Uri Guttman wrote:
i can't spit out the syntax but here is the conceptual way i would do
it. we do have multidimensional slices so we could grab each slice
(maybe with zip?) and pass that to [+] and then grab the list of results
back into a array/matrix with one less dimension than the original.

Yup. I wonder though if that formulation is made simpler by the notion of iterating a data structure at a given depth. It might even be useful for $data{$x}{$y}{$z}[$i] or similar, where e.g. map() could make a deep copy down to a certain depth where it then operates elementwise.

so it would be something like this: (very wacko pseudo code):

                @in[ * ; 2 ; * ] ==>
                map [+] ==>
                @out


One limiting thing about this is that the data being 3-dimensional and the focus on the second dimension are explicit in the syntax: presumably not possible to reduce a $j dimensional array over dimension $i in the same way. Equivalently, the autoindexing described in Synopsis 9 looks like it enables do -> $i, $j, $k { @sum[$i, $k] = @data[$i, $j, $k] }

which is very elegant.  But if I was wanting to write a library
which handles arbitrary data "cubes", it would be nice to specify
the dimensions using variables.

  LP> I think we're beginning to re-invent PDL.  Poorly.

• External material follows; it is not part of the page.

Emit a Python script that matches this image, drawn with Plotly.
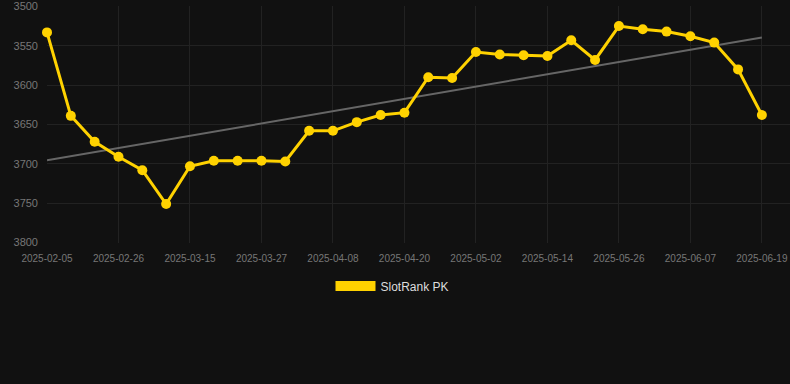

but is there a p6 pdl yet? they may not need much with multi-dim ops,
slices, hyper and reduce all built in! also with type int (patform
ints), they can get the dense storage needed (but losing any dimensional
flexibility).

Yes. I don't quite understand that point. I rather see PDL as a limited version of MATLAB, and MATLAB as a limited version of APL. The right set of vector primitives can be combined powerfully in some very non-obvious ways (c.f. in fact the recent post by Edward Cherlin), and APL and successors have worked this out over 30+ years. To hold PDL as a design benchmark instead doesn't seem quite right.